TASK DIRECTIONS
Only the lines from the start of the data through the line with "Serif Condensed, DejaVu" belong in the copy. Restate them word for word, minus the pictures.

=== AVAILABLE DATA ===

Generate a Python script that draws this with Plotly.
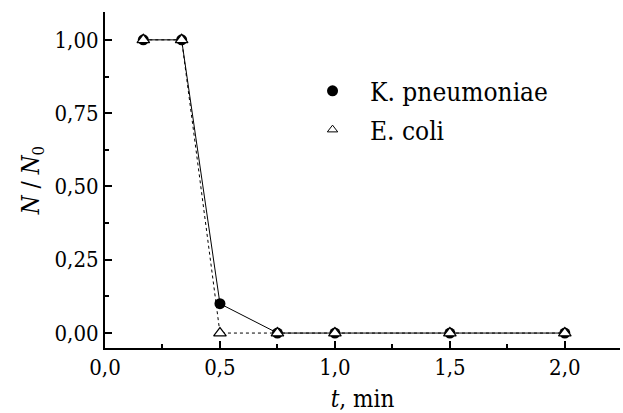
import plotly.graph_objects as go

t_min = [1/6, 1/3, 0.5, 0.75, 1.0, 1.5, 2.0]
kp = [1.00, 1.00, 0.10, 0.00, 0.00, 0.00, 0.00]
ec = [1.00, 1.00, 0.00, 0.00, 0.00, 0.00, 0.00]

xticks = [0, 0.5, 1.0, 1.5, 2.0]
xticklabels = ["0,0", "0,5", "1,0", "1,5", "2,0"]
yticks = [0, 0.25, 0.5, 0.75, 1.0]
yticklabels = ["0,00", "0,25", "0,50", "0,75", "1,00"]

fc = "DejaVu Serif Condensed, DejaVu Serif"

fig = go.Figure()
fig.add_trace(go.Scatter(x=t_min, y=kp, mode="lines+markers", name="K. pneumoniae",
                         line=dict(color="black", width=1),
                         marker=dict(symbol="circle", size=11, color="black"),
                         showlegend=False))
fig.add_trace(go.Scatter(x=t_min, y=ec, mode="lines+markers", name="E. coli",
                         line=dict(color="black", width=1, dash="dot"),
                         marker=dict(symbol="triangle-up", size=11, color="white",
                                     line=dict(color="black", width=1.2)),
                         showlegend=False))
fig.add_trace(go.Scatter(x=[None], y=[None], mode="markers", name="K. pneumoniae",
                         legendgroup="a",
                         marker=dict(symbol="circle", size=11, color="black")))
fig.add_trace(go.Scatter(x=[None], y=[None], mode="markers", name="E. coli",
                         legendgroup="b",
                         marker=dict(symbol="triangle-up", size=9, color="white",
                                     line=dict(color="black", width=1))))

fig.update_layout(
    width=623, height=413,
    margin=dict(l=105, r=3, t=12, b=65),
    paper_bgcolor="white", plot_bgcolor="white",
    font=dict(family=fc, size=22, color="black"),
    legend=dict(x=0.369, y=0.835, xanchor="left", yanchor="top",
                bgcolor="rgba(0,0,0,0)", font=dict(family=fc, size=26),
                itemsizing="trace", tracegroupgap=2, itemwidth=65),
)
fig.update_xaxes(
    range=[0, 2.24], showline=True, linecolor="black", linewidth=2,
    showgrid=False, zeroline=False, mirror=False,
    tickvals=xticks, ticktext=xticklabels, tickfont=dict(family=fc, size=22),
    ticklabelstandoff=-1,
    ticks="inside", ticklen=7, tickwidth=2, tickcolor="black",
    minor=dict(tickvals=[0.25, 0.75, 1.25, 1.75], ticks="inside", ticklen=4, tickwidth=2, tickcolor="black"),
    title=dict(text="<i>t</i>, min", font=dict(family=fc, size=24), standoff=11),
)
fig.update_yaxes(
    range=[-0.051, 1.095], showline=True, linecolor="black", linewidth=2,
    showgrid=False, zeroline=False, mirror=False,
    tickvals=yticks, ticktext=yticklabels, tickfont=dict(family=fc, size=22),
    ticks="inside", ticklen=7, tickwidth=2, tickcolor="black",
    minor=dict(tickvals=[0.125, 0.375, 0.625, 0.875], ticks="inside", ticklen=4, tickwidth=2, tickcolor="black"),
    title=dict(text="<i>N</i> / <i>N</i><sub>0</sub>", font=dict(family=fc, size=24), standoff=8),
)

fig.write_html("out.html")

===

REPLY TO THE TASK
Generate a Python script that draws this with Plotly.
import plotly.graph_objects as go

t_min = [1/6, 1/3, 0.5, 0.75, 1.0, 1.5, 2.0]
kp = [1.00, 1.00, 0.10, 0.00, 0.00, 0.00, 0.00]
ec = [1.00, 1.00, 0.00, 0.00, 0.00, 0.00, 0.00]

xticks = [0, 0.5, 1.0, 1.5, 2.0]
xticklabels = ["0,0", "0,5", "1,0", "1,5", "2,0"]
yticks = [0, 0.25, 0.5, 0.75, 1.0]
yticklabels = ["0,00", "0,25", "0,50", "0,75", "1,00"]

fc = "DejaVu Serif Condensed, DejaVu Serif"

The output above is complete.